I can relate completely. Kyle and I are on the same team here! Wow! But can you imagine this being about a wife? This family been in this new life arrangement for a few months – how many years of dissatisfaction with stay-at-home-motherhood do women weather without anyone being seriously concerned about their fulfillment, or seeking alternatives? Other than fellow Moms who completely get where I’m coming from, does anyone read my blog and feel sympathetic to the “complicatedness” of my feelings and reality? I think it speaks to Catherine’s own complicated experience as a mother that she can sympathize and respect her husband’s experience, even as it imperils this fragile plan they created so she could pursue her own dreams. But as I write this, I imagine readers stumbling across me and being like, “Ugh, another bored white mom complaining about her privilege.”

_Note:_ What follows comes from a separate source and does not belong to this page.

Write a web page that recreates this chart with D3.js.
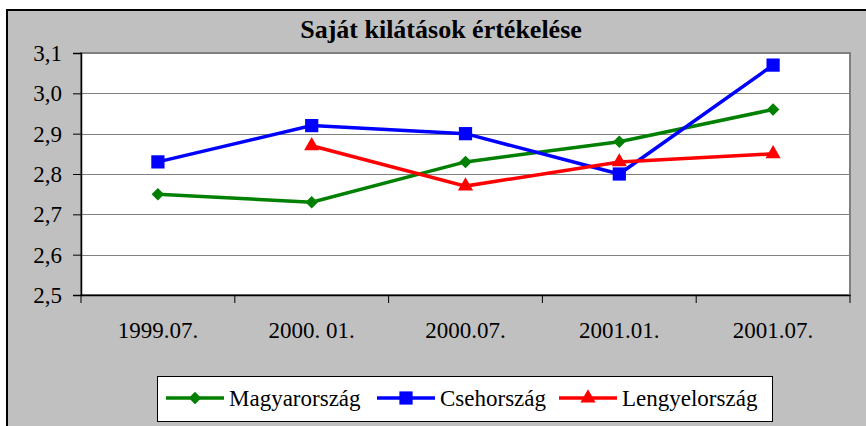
<!DOCTYPE html>
<html lang="en">
<head>
  <meta charset="utf-8">
  <title>Saját kilátások értékelése</title>
  <script src="https://d3js.org/d3.v7.min.js"></script>
  <style>
    body { margin: 0; background: #fff; }
    text { font-family: "Liberation Serif", "Times New Roman", serif; }
  </style>
</head>
<body>
<script>
  var periods = ["1999.07.", "2000. 01.", "2000.07.", "2001.01.", "2001.07."];
  var magyar = [2.75, 2.73, 2.83, 2.88, 2.96];
  var cseh = [2.83, 2.92, 2.90, 2.80, 3.07];
  var lengyel = [null, 2.87, 2.77, 2.83, 2.85];
  var yTicks = [2.5, 2.6, 2.7, 2.8, 2.9, 3.0, 3.1];

  var series = [
    {name: "Magyarország", values: magyar, color: "#008000", symbol: d3.symbolDiamond2, size: 100},
    {name: "Csehország", values: cseh, color: "#0000ff", symbol: d3.symbolSquare, size: 175},
    {name: "Lengyelország", values: lengyel, color: "#ff0000", symbol: d3.symbolTriangle, size: 100}
  ];

  var w = 866, h = 426;
  var plotL = 81, plotR = 850, plotT = 53, plotB = 295;

  var svg = d3.select("body").append("svg")
    .attr("width", w)
    .attr("height", h);

  // grey chart area with black frame
  svg.append("rect")
    .attr("x", 7).attr("y", 10)
    .attr("width", 880).attr("height", 440)
    .attr("fill", "#c0c0c0")
    .attr("stroke", "#000")
    .attr("stroke-width", 2);

  svg.append("text")
    .attr("x", 441).attr("y", 38)
    .attr("text-anchor", "middle")
    .attr("font-size", 26)
    .attr("font-weight", "bold")
    .text("Saját kilátások értékelése");

  var x = d3.scaleBand().domain(periods).range([plotL, plotR]).padding(0);
  var y = d3.scaleLinear().domain([2.5, 3.1]).range([plotB, plotT]);

  // plot area
  svg.append("rect")
    .attr("x", plotL).attr("y", plotT)
    .attr("width", plotR - plotL).attr("height", plotB - plotT)
    .attr("fill", "#fff")
    .attr("stroke", "#808080")
    .attr("stroke-width", 2);

  // gridlines
  svg.append("g").selectAll("line")
    .data(yTicks.slice(1, -1))
    .enter().append("line")
    .attr("x1", plotL).attr("x2", plotR)
    .attr("y1", function(d) { return Math.round(y(d)) + 0.5; })
    .attr("y2", function(d) { return Math.round(y(d)) + 0.5; })
    .attr("stroke", "#808080")
    .attr("stroke-width", 1);

  // y axis
  var yAxis = svg.append("g")
    .attr("transform", "translate(" + plotL + ",0)")
    .call(d3.axisLeft(y).tickValues(yTicks).tickSize(8).tickPadding(11)
      .tickFormat(function(d) { return d3.format(".1f")(d).replace(".", ","); }));
  yAxis.select(".domain").attr("stroke", "#000").attr("stroke-width", 1.5);
  yAxis.selectAll("text")
    .attr("font-size", 23)
    .attr("fill", "#000");

  // x axis
  var xAxis = svg.append("g")
    .attr("transform", "translate(0," + plotB + ")")
    .call(d3.axisBottom(x).tickSize(0).tickPadding(27));
  xAxis.select(".domain").attr("stroke", "#000").attr("stroke-width", 1.5);
  xAxis.selectAll("text")
    .attr("font-size", 23)
    .attr("fill", "#000");
  xAxis.selectAll(".band-tick")
    .data(d3.range(periods.length + 1))
    .enter().append("line")
    .attr("class", "band-tick")
    .attr("x1", function(i) { return plotL + i * x.bandwidth(); })
    .attr("x2", function(i) { return plotL + i * x.bandwidth(); })
    .attr("y1", 0).attr("y2", 8)
    .attr("stroke", "#000");

  var line = d3.line()
    .defined(function(d) { return d != null; })
    .x(function(d, i) { return x(periods[i]) + x.bandwidth() / 2; })
    .y(function(d) { return y(d); });

  series.forEach(function(s) {
    svg.append("path")
      .datum(s.values)
      .attr("fill", "none")
      .attr("stroke", s.color)
      .attr("stroke-width", 3.5)
      .attr("d", line);

    svg.append("g").selectAll("path")
      .data(s.values.map(function(v, i) { return {v: v, i: i}; }).filter(function(d) { return d.v != null; }))
      .enter().append("path")
      .attr("transform", function(d) {
        return "translate(" + (x(periods[d.i]) + x.bandwidth() / 2) + "," + y(d.v) + ")";
      })
      .attr("d", d3.symbol().type(s.symbol).size(s.size))
      .attr("fill", s.color);
  });

  // legend
  var legend = svg.append("g");
  legend.append("rect")
    .attr("x", 157.5).attr("y", 376.5)
    .attr("width", 615).attr("height", 45)
    .attr("fill", "#fff")
    .attr("stroke", "#000")
    .attr("stroke-width", 1);

  var legendX = [166, 377, 559];
  series.forEach(function(s, i) {
    var g = legend.append("g").attr("transform", "translate(" + legendX[i] + ",398)");
    g.append("line")
      .attr("x1", 0).attr("x2", 58)
      .attr("stroke", s.color)
      .attr("stroke-width", 3.5);
    g.append("path")
      .attr("transform", "translate(29,0)")
      .attr("d", d3.symbol().type(s.symbol).size(s.size))
      .attr("fill", s.color);
    g.append("text")
      .attr("x", 63).attr("y", 8)
      .attr("font-size", 23)
      .text(s.name);
  });
</script>
</body>
</html>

I decided to reread The Feminine Mystique because more and more I’m dissatisfied with the options available to me – which can be boiled down to public/private or public/domestic, work/home – but despite wave after wave, there still aren’t many in-betweens or alternatives. Either you find yourself in or through the home (SAHM, WAHM), or you have to reject the home (WOHM). Right? So what else is there? Is there a place outside the home where I can find myself as a woman and a mom? Is there an out-walking-around-mom? A driving-around-and-talking-mom? A reading-and-writing-sometimes-cranky-always-loving-always-thinking-mom? We need more options for individual fulfillment beyond work and home. We need some new spheres.